[MATERIAL]

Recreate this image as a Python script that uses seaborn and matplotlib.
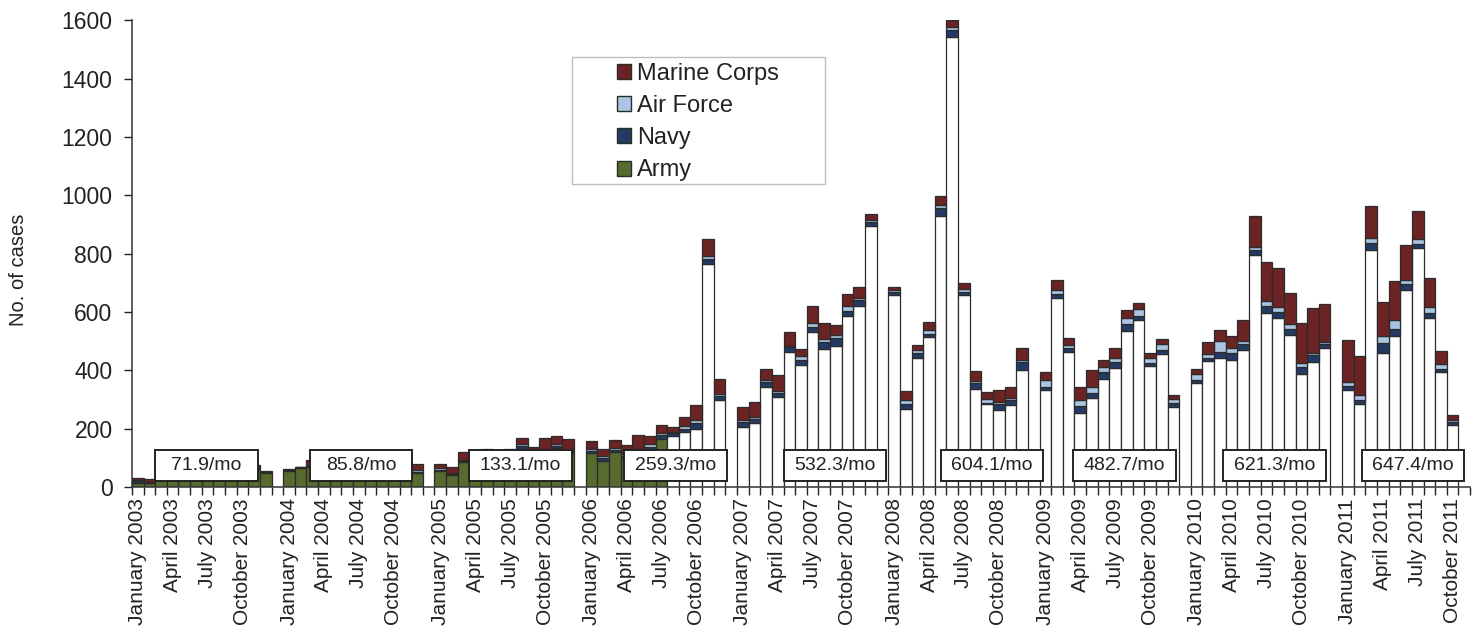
import matplotlib
matplotlib.use("Agg")
import matplotlib.pyplot as plt
from matplotlib.patches import Patch, Rectangle
import numpy as np
import seaborn as sns

sns.set_theme(style="ticks")
plt.rcParams["font.family"] = ["Liberation Sans", "DejaVu Sans"]

# ---------------------------------------------------------------------------
# Data: monthly cases by service, Jan 2003 - Oct 2011
# ---------------------------------------------------------------------------
years = [2003, 2004, 2005, 2006, 2007, 2008, 2009, 2010, 2011]
months_in_year = [12, 12, 12, 12, 12, 12, 12, 12, 10]
month_names = ["January", "February", "March", "April", "May", "June", "July",
               "August", "September", "October", "November", "December"]

army = [
    13, 13, 50, 74, 84, 80, 75, 80, 75, 77, 63, 48,            # 2003
    55, 66, 70, 68, 73, 78, 76, 73, 78, 73, 90, 47,            # 2004
    55, 40, 85, 97, 100, 95, 98, 130, 100, 115, 134, 115,      # 2005
    116, 90, 120, 98, 112, 129, 163, 175, 190, 198, 766, 297,  # 2006
    207, 218, 344, 307, 463, 417, 530, 474, 485, 587, 620, 894,    # 2007
    657, 268, 441, 515, 929, 1543, 657, 335, 284, 265, 282, 402,   # 2008
    334, 648, 463, 254, 305, 371, 407, 534, 571, 415, 455, 276,    # 2009
    355, 432, 441, 437, 471, 796, 596, 581, 521, 387, 428, 475,    # 2010
    332, 284, 812, 461, 517, 675, 818, 580, 393, 213,              # 2011
]
navy = [
    6, 2, 4, 4, 4, 4, 4, 4, 4, 4, 5, 2,
    2, 1, 4, 4, 4, 4, 4, 4, 4, 4, 8, 6,
    5, 4, 5, 6, 6, 5, 5, 10, 6, 7, 7, 5,
    9, 8, 8, 8, 9, 9, 14, 9, 10, 22, 17, 14,
    15, 14, 15, 17, 16, 18, 18, 24, 26, 18, 20, 14,
    12, 18, 19, 11, 27, 24, 12, 21, 5, 21, 16, 25,
    9, 15, 13, 23, 18, 22, 20, 26, 16, 11, 16, 12,
    11, 9, 21, 22, 18, 16, 24, 18, 21, 24, 26, 14,
    15, 14, 24, 32, 26, 22, 14, 15, 12, 10,
]
air_force = [
    6, 3, 3, 3, 3, 3, 3, 3, 3, 3, 4, 3,
    3, 2, 3, 3, 3, 3, 3, 3, 3, 3, 5, 5,
    5, 3, 3, 4, 4, 4, 4, 6, 4, 5, 7, 3,
    7, 7, 7, 7, 8, 8, 8, 6, 8, 11, 10, 7,
    8, 7, 8, 6, 4, 14, 13, 8, 11, 15, 7, 8,
    8, 14, 11, 11, 11, 10, 9, 7, 14, 7, 6, 10,
    23, 14, 10, 21, 19, 19, 17, 21, 22, 15, 18, 13,
    23, 16, 39, 16, 11, 11, 17, 18, 17, 15, 7, 9,
    12, 17, 18, 24, 31, 14, 19, 22, 16, 8,
]
marine_corps = [
    5, 8, 3, 4, 4, 3, 3, 3, 3, 3, 3, 3,
    2, 1, 15, 5, 5, 5, 5, 5, 5, 5, 22, 20,
    15, 20, 28, 20, 22, 21, 23, 23, 28, 40, 27, 41,
    25, 24, 26, 31, 49, 28, 26, 17, 31, 50, 57, 51,
    44, 51, 37, 55, 48, 23, 59, 55, 35, 40, 38, 20,
    9, 29, 15, 28, 32, 23, 21, 35, 23, 40, 40, 38,
    29, 34, 25, 46, 60, 23, 31, 27, 23, 17, 18, 14,
    15, 40, 37, 42, 74, 106, 135, 135, 105, 135, 154, 128,
    145, 135, 111, 118, 131, 120, 94, 100, 46, 15,
]
rate_labels = ["71.9/mo", "85.8/mo", "133.1/mo", "259.3/mo", "532.3/mo",
               "604.1/mo", "482.7/mo", "621.3/mo", "647.4/mo"]

# ---------------------------------------------------------------------------
# Style
# ---------------------------------------------------------------------------
C_MC = "#6b2324"
C_AF = "#a9c5e2"
C_NAVY = "#243a64"
C_ARMY = "#586b2f"
EDGE = "#2b2b2b"
SLOTS_PER_YEAR = 13            # 12 months + one empty slot between years
GREEN_UNTIL = (2006, 7)        # army drawn filled up to July 2006
BOX_OFFSET = [5.9, 6.2, 6.9, 7.2, 7.9, 8.4, 6.8, 6.7, 5.6]
BOX_W, BOX_Y0, BOX_H = 8.8, 22, 104

pos, army_fc, tick_pos, tick_lab = [], [], [], []
for i, (yr, n) in enumerate(zip(years, months_in_year)):
    for m in range(n):
        x = i * SLOTS_PER_YEAR + m
        pos.append(x)
        army_fc.append(C_ARMY if (yr, m + 1) <= GREEN_UNTIL else "white")
        if m % 3 == 0:
            tick_pos.append(x)
            tick_lab.append(f"{month_names[m]} {yr}")

pos = np.array(pos)
army = np.array(army)
navy = np.array(navy)
air_force = np.array(air_force)
marine_corps = np.array(marine_corps)

fig = plt.figure(figsize=(14.76, 6.33), dpi=100)
ax = fig.add_axes([0.0894, 0.2306, 0.9066, 0.7374])

kw = dict(width=1.0, edgecolor=EDGE, linewidth=0.9, zorder=2)
ax.bar(pos, army, color=army_fc, **kw)
ax.bar(pos, navy, bottom=army, color=C_NAVY, **kw)
ax.bar(pos, air_force, bottom=army + navy, color=C_AF, **kw)
ax.bar(pos, marine_corps, bottom=army + navy + air_force, color=C_MC, **kw)

# yearly average boxes
for i, lab in enumerate(rate_labels):
    cx = i * SLOTS_PER_YEAR + BOX_OFFSET[i]
    ax.add_patch(Rectangle((cx - BOX_W / 2, BOX_Y0), BOX_W, BOX_H,
                           facecolor="white", edgecolor="#222222",
                           linewidth=1.4, zorder=4))
    ax.text(cx, BOX_Y0 + BOX_H / 2, lab, ha="center", va="center",
            fontsize=14, color="#222222", zorder=5)

ax.set_xlim(-0.5, len(years) * SLOTS_PER_YEAR - 2.5)
ax.set_ylim(0, 1600)
ax.set_yticks(np.arange(0, 1601, 200))
ax.tick_params(axis="y", labelsize=16.5, length=6, width=1, pad=8,
               colors="#222222")

# tick marks between every slot, labels every quarter
ax.set_xticks(np.arange(-0.5, len(years) * SLOTS_PER_YEAR - 2, 1.0))
ax.set_xticklabels([])
ax.tick_params(axis="x", which="major", length=6, width=1, colors="#222222")
ax.set_xticks(tick_pos, tick_lab, minor=True)
ax.tick_params(axis="x", which="minor", length=0, pad=8, labelsize=15,
               labelrotation=90, labelcolor="#222222")

ax.set_ylabel("No. of cases", fontsize=14.5, color="#222222")
ax.yaxis.set_label_coords(-0.078, 0.465)
sns.despine(ax=ax)
for s in ("left", "bottom"):
    ax.spines[s].set_color("#333333")
    ax.spines[s].set_linewidth(1.1)

handles = [Patch(facecolor=C_MC, edgecolor=EDGE, label="Marine Corps"),
           Patch(facecolor=C_AF, edgecolor=EDGE, label="Air Force"),
           Patch(facecolor=C_NAVY, edgecolor=EDGE, label="Navy"),
           Patch(facecolor=C_ARMY, edgecolor=EDGE, label="Army")]
ax.legend(handles=handles, loc="upper left", frameon=False,
          bbox_to_anchor=(617 / 1476, 1 - 63 / 633),
          bbox_transform=fig.transFigure, borderaxespad=0, borderpad=0,
          fontsize=17, handlelength=0.6, handleheight=0.6,
          handletextpad=0.25, labelspacing=0.43, labelcolor="#222222")
fig.patches.append(Rectangle((572 / 1476, 1 - 184 / 633), 253 / 1476,
                             127 / 633, transform=fig.transFigure,
                             facecolor="none", edgecolor="#bdbdbd",
                             linewidth=1.0))

fig.savefig("out.png", dpi=100)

[WHAT THE TASK ASKS] Go from the first line of the listing to the line holding "import seaborn as sns" and, please, transcribe those lines exactly, both included, with no pictures.

[TASK RESPONSE]
Recreate this image as a Python script that uses seaborn and matplotlib.
import matplotlib
matplotlib.use("Agg")
import matplotlib.pyplot as plt
from matplotlib.patches import Patch, Rectangle
import numpy as np
import seaborn as sns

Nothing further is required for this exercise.